Tous les textes peuvent-ils être résumés par l’IA ?
Pour tous les textes antérieurs à septembre 2021, même avec un peu de technicité, il me semble que ChatGPT est meilleur que Bard, mais pour ceux postérieurs à cette date, c’est l’inverse. Toutefois, ils vont tous les deux s’améliorer. Ce qu’il faut retenir, c’est que les résumés faits par ChatGPT et Bard sont excellents en première approche.
Quels sont les autres outils à utiliser pour les métiers juridiques ?
Le deuxième outil au quotidien est le script d'analyse. Vous pouvez demander à l'un comme à l'autre, en le tutoyant, et après lui avoir dit bonjour, "Est ce que tu peux me donner le résumé d'un texte, en termes d’obligations, mais sous la forme d'une liste de points ?". À ce moment-là, il ne va plus faire un résumé, mais donner les traits saillants sur un script permettant, par exemple, de préparer un rendez-vous thématique avec un client.
Et le troisième outil ?
Le troisième outil au quotidien est la vérification de la compréhension de termes techniques.

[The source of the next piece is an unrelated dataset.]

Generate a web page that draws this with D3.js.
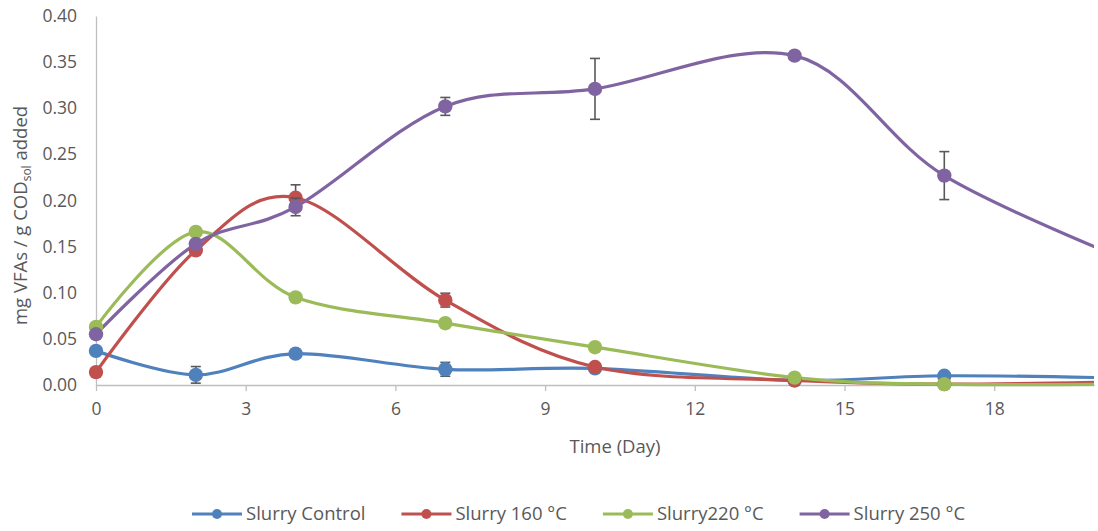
<!DOCTYPE html>
<html>
<head>
<meta charset="utf-8">
<script src="https://cdn.jsdelivr.net/npm/d3@7"></script>
<style>
  html, body { margin: 0; padding: 0; background: #fff; }
  svg { display: block; }
  text { font-family: "Open Sans", "Liberation Sans", sans-serif; fill: #595959; }
</style>
</head>
<body>
<svg id="chart" width="1098" height="531"></svg>
<script>
// Sampling days (the last sample lies past the visible axis end)
const days = [0, 2, 4, 7, 10, 14, 17, 21];

// mg VFAs / g COD_sol added
const control = [0.037, 0.011, 0.034, 0.017, 0.018, 0.005, 0.010, 0.007];
const t160    = [0.014, 0.146, 0.203, 0.092, 0.0195, 0.005, 0.001, 0.004];
const t220    = [0.063, 0.166, 0.095, 0.067, 0.041, 0.008, 0.001, 0.001];
const t250    = [0.055, 0.153, 0.193, 0.302, 0.321, 0.357, 0.227, 0.128];

// Standard deviations
const controlErr = [0.003, 0.009, 0.003, 0.0075, 0.003, 0.002, 0.002, 0.002];
const t160Err    = [0.003, 0.004, 0.014, 0.0075, 0.003, 0.002, 0.002, 0.002];
const t220Err    = [0.003, 0.003, 0.003, 0.003, 0.003, 0.002, 0.002, 0.002];
const t250Err    = [0.003, 0.004, 0.0095, 0.0097, 0.033, 0.003, 0.026, 0.003];

const seriesNames  = ["Slurry Control", "Slurry 160 °C", "Slurry220 °C", "Slurry 250 °C"];
const seriesColors = ["#4f81bd", "#c0504d", "#9bbb59", "#8064a2"];

const xTicks = [0, 3, 6, 9, 12, 15, 18];
const yTicks = [0, 0.05, 0.10, 0.15, 0.20, 0.25, 0.30, 0.35, 0.40];

const series = [
  { name: seriesNames[0], color: seriesColors[0], values: control, err: controlErr },
  { name: seriesNames[1], color: seriesColors[1], values: t160,    err: t160Err },
  { name: seriesNames[2], color: seriesColors[2], values: t220,    err: t220Err },
  { name: seriesNames[3], color: seriesColors[3], values: t250,    err: t250Err }
];

const svg = d3.select("#chart");
const margin = { left: 96, top: 16, right: 4, bottom: 146 };
const W = 1098 - margin.left - margin.right;
const H = 531 - margin.top - margin.bottom;

const x = d3.scaleLinear().domain([0, 20]).range([0, W]);
const y = d3.scaleLinear().domain([0, 0.40]).range([H, 0]);

const g = svg.append("g").attr("transform", `translate(${margin.left},${margin.top})`);

svg.append("defs").append("clipPath").attr("id", "plotClip")
  .append("rect").attr("x", -30).attr("y", -30).attr("width", W + 30).attr("height", H + 60);

// Y axis (labels only, plain line)
const yAxis = g.append("g").call(
  d3.axisLeft(y).tickValues(yTicks).tickFormat(d3.format(".2f")).tickSize(0).tickPadding(19)
);
yAxis.select(".domain").attr("stroke", "#bfbfbf").attr("stroke-width", 1.3);
yAxis.selectAll("text").style("font-size", "17.5px").attr("fill", "#595959");

// X axis
const xAxis = g.append("g").attr("transform", `translate(0,${H})`).call(
  d3.axisBottom(x).tickValues(xTicks).tickFormat(d3.format("d")).tickSizeInner(6).tickSizeOuter(0).tickPadding(12)
);
xAxis.select(".domain").attr("stroke", "#bfbfbf").attr("stroke-width", 1.3);
xAxis.selectAll(".tick line").attr("stroke", "#bfbfbf").attr("stroke-width", 1.3);
xAxis.selectAll("text").style("font-size", "17.5px").attr("fill", "#595959");

// Axis titles
g.append("text")
  .attr("x", (x(0) + x(20)) / 2 + 20).attr("y", H + 68)
  .attr("text-anchor", "middle").style("font-size", "18.5px")
  .text("Time (Day)");

const yTitle = svg.append("text")
  .attr("transform", `translate(27,${margin.top + H / 2 + 15}) rotate(-90)`)
  .attr("text-anchor", "middle").style("font-size", "18.5px");
yTitle.append("tspan").text("mg VFAs / g COD");
yTitle.append("tspan").attr("dy", 4).style("font-size", "12px").text("sol");
yTitle.append("tspan").attr("dy", -4).text(" added");

// Smoothed lines
const line = d3.line()
  .x((d, i) => x(days[i]))
  .y(d => y(d))
  .curve(d3.curveCatmullRom.alpha(0));

const plot = g.append("g").attr("clip-path", "url(#plotClip)");

series.forEach(s => {
  plot.append("path")
    .datum(s.values)
    .attr("fill", "none")
    .attr("stroke", s.color)
    .attr("stroke-width", 3.2)
    .attr("stroke-linejoin", "round")
    .attr("d", line);
});

// Error bars and markers
series.forEach(s => {
  const pts = s.values.map((v, i) => ({ day: days[i], v, e: s.err[i] })).filter(p => p.day <= 20);
  const eb = plot.append("g").attr("stroke", "#595959").attr("stroke-width", 1.6);
  pts.forEach(p => {
    const cx = x(p.day);
    eb.append("line").attr("x1", cx).attr("x2", cx).attr("y1", y(p.v + p.e)).attr("y2", y(Math.max(0, p.v - p.e)));
    eb.append("line").attr("x1", cx - 5).attr("x2", cx + 5).attr("y1", y(p.v + p.e)).attr("y2", y(p.v + p.e));
    eb.append("line").attr("x1", cx - 5).attr("x2", cx + 5).attr("y1", y(Math.max(0, p.v - p.e))).attr("y2", y(Math.max(0, p.v - p.e)));
  });
  plot.append("g").selectAll("circle").data(pts).join("circle")
    .attr("cx", p => x(p.day)).attr("cy", p => y(p.v)).attr("r", 7.2)
    .attr("fill", s.color);
});

// Legend
const legend = svg.append("g").attr("transform", "translate(192,514)");
let lx = 0;
series.forEach(s => {
  const item = legend.append("g").attr("transform", `translate(${lx},0)`);
  item.append("line").attr("x1", 0).attr("x2", 50).attr("y1", 0).attr("y2", 0)
    .attr("stroke", s.color).attr("stroke-width", 3.2);
  item.append("circle").attr("cx", 25).attr("cy", 0).attr("r", 5).attr("fill", s.color);
  const t = item.append("text").attr("x", 54).attr("y", 0).attr("dy", "0.35em")
    .style("font-size", "18.5px").text(s.name);
  lx += 54 + t.node().getComputedTextLength() + 36;
});
</script>
</body>
</html>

Nous parlons souvent en matière d'intelligence artificielle, par exemple, de grand large modèle, de modèle de fondation ou de modèle de base. Ce sont des termes équivalents et c'est tellement simple de demander à ChatGPT : "C'est quoi un modèle de fondation ?". En fait, c'est son propre système. Auparavant, si nous voulions chercher la définition d’un modèle de fondation, il fallait effectuer une recherche sur Google. Vous obteniez des réponses plus ou moins intéressantes. Avec ChatGPT ou Bard, plus besoin de perdre son temps à obtenir une somme de textes qu'il faudra analyser. Nous disposons immédiatement d’une définition très opérationnelle, qui peut même être donnée en mode vocal.
Quelles sont les limites aux intelligences artificielles ?
Il faut faire très attention, car ChatGPT, comme Bard, ont parfois des hallucinations. Ils disent des choses complètement fausses, même parfois complètement folles. Ils sont excellents, mais de temps en temps, comme des humains, ils commettent des erreurs. Il nous appartient de ne pas prendre les éléments tels qu'ils sont présentés, mais de faire preuve d’un certain niveau de discernement.
En effet, ces systèmes ont une particularité : ils travaillent un mot après l'autre, sur des token et des jetons. Ils essaient de prédire le mot dont la probabilité est la plus grande d’après les textes que vous leur avez présentés. Alors ils inventent des mots en fonction des probabilités, de leur expérience, et des textes qu'ils ont appris.
Comment bien les utiliser alors ?
Ces intelligences artificielles sont des aides à la compréhension. Ils ne sont pas des remplaçants. Le monde de demain, c'est un monde où les IA et les humains conjugueront leurs efforts, pas simplement pour une meilleure productivité, même s’il y aura des gains de productivité, mais pour une meilleure compréhension de notre vie au quotidien.